A couple of weeks ago I heard Ingun Borg, Principle Research Officer from the Department of Work and Pensions, talk at the Eating Affordances and Decent Helping conference in Sheffield. I thought I was fairly well up on multi-agency work and the dynamics involved in the labour market. What a novice I proved to be sat there in the audience! Universal Credit and its impact is far reaching and has the ability to threaten or offer-up economic opportunity, depending on how well it is understood and implemented across the board – right from the public sector through to industry. There are jobs (hundreds of them) out there in Greater Manchester in the food and beverage sector alone. Surveys carried out by local housing associations show it is the number one area young people want to work in. But what if they have families? And why, if we have ready and willing people and employment opportunity, does there feel such a stalemate?

Could this be due, in part, to the change from ‘in-work’ benefits to the Universal Credit system, the new way of bringing together and simplifying the benefits system?

In-work benefits have now been swallowed up by the Universal Credit system, the new in-work ‘conditionality’ now links to working hours and is likely to affect around 1 million workers. In order to claim Universal Credit, individuals and their partners have to comply with an earnings threshold in order to receive their payments, and this forms part of their ‘progression’ contractual obligations. In essence, the government wants people to earn more and is pushing for upwards progression, out of dependency.

Claimants have various options to try and satisfy this; ask for more money for the same job, ask for more hours, get a better paid job or seek alternative/additional employment with more hours. This leads to more insecure work and can prove very tricky for families to manage. Families have to become better and better at operating and functioning, developing household strategies that enable them to be able to live and work, getting ever more complicated with more employers and more ad hoc working (due to factors such as zero-hours contracts and working multiple jobs). These strategies have a knock-on effect on their families and wider social networks. Grandparents, neighbours and friends who act as childcare, logistics providers and extended carers are all impacted.
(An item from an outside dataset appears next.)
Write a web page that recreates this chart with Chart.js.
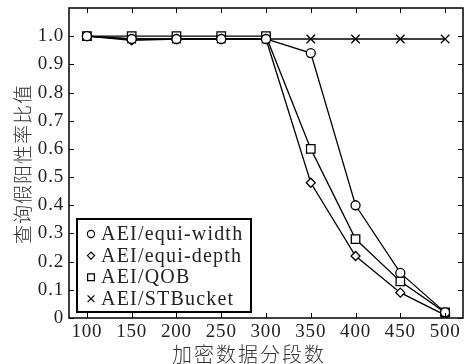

The importance of these local social networks in enabling employment entry and sustainability cannot be underestimated. For lone parents this is even more tricky with the whole family involved to enable the parent to provide for their family. ‘Household coordination points’ and infrastructure of everyday life such as the ability to access a car, utilise or afford breakfast/after school clubs or simply being in the locality of your employer all determine where and how many can work. This all serves to put added pressure on the workers and ultimately employers need to be able and willing to accommodate this challenge in order to be able to access the full spectrum of today’s labour market.

Around two-thirds of Universal Credit claimants are in work. So when planning the next recruitment drive for living wage staff on zero-hours contracts maybe there won’t be quite so many CVs landing in employers’ inboxes. Will the tide shift, whereby large corporate organisations have to support their staff on an individual basis at local level, finally be picked up through new HR strategies? And will we see more and more over 50s seek to provide this necessary buffer, leaving work prior to national state pension age in order to support their own families’ childcare needs? What will be the economic trend look like, the health and social care burden? Looking at whole systems approaches, this blog started on the back of being able to afford to eat or being able to access food of an adequate nutrition and ended with ageing badly for those most disadvantaged. Not through our usual direct cause and effect route, such as diet-related ill-health but something far more complex and ugly.